Hmm I have a doubt... Zsanna, do you use “high” and “low” referring to vowels as translations of “magas” and “mély” respectively? This is NOT their meaning!
I'm not very familiar with these categories in other terms (than in Hungarian and in French, never had the chance to have a look at REG mentioned above, either) so it is important to decide what we mean by what term. (I did English phonetics in English but it doesn't help much here.)
So I use the Hungarian terms translated (well or badly) into English...(I can't help feeling though that another meaning to "low and high vowels" would be very confusing to me in this context.) But obviously, in this case one should know the book in question to be able to judge.
It'd be interesting to know if a speaker who makes this distinction pronounces térdet with the more open kind of e – this was the original question's sense.
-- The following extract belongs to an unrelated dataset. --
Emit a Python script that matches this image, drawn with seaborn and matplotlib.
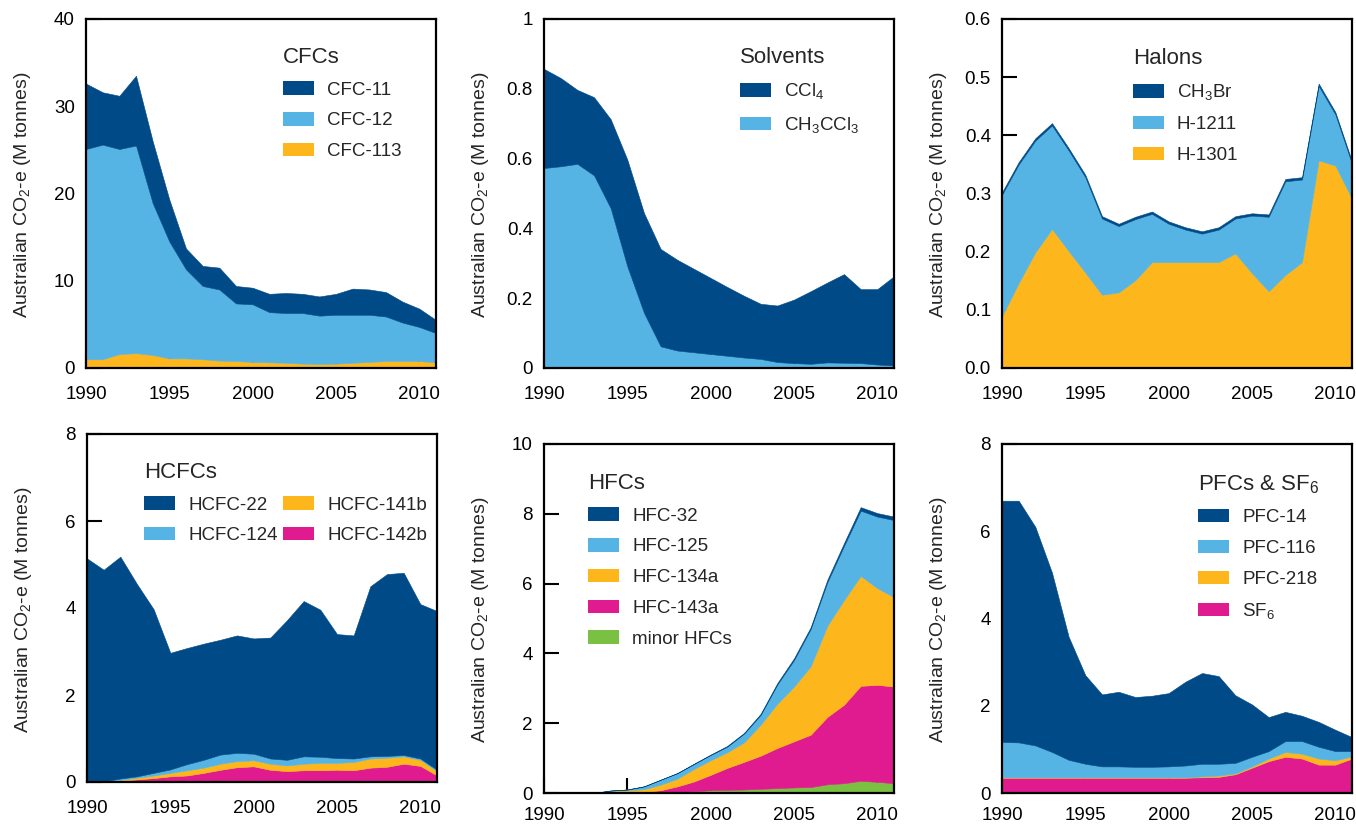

There again, "the more open kind of e" puzzles me a bit. Do you mean the
ë? (It is
closed as far as I know, at least more than the
e sound.) I was thinking of it because in the Szeged dialect you could say
térdök, maybe even
helyök (however, not really
mellök as far as I can tell) and our ö-s are said to come (often) from this ë. I hope this helps...
But again, I still don't see the point about the a/e and o/e/ö type distinction. There are so many complications possible with the choice of the linking vowels... Does this distinction help e.g. in deciding when to use e.g. okos
ok and okos
ak? (To mention a fairly easy case.)
SOS. I cannot even decide whether my question is off topic or not.